The Federal Communications Commission took action against illegal spam calls contacting American phone lines from overseas by adopting new protocols that mandates service and gateway providers take additional steps to verify the identity of calls they rout.

As part of the announced rule on Thursday, officials cited the statistic that 65 percent of the voice service providers deemed transmitting these spam calls were foreign-based or gateway carriers. 

“Gateway providers serve as a critical choke-point for reducing the number of illegal robocalls received by American consumers,” the press release said. “The new rules require gateway providers to participate in robocall mitigation, including blocking efforts, take responsibility for illegal robocall campaigns on their networks, cooperate with FCC enforcement efforts and quickly respond to efforts to trace illegal robocalls to their source.”

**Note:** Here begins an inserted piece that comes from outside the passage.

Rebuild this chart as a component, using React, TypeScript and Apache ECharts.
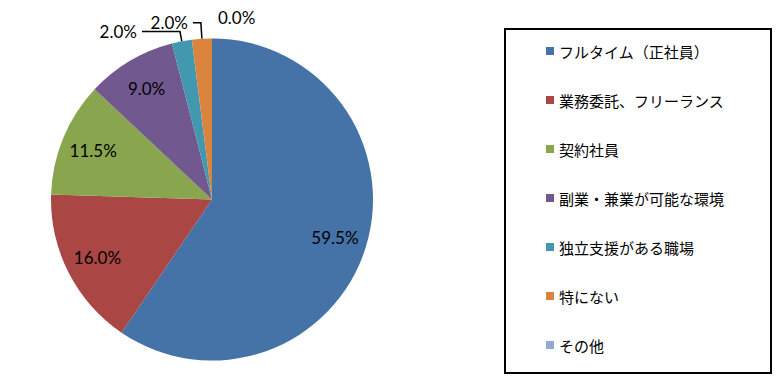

In conjunction with this new order, the FCC will review how and possibly when anti-robocall rules will be applied to intermediate providers along with gateway providers. 

Carriers who are not in compliance with the new rules and don’t screen transferred calls sufficiently may suffer mandatory blocking by other networks.

Federal agencies and Congress have both worked to curb the high volume of spam calls targeting Americans over the past few years. In 2019, a team of bipartisan lawmakers introduced the Telephone Robocall Abuse Criminal Enforcement and Deterrence Act, which was signed into law in December that year.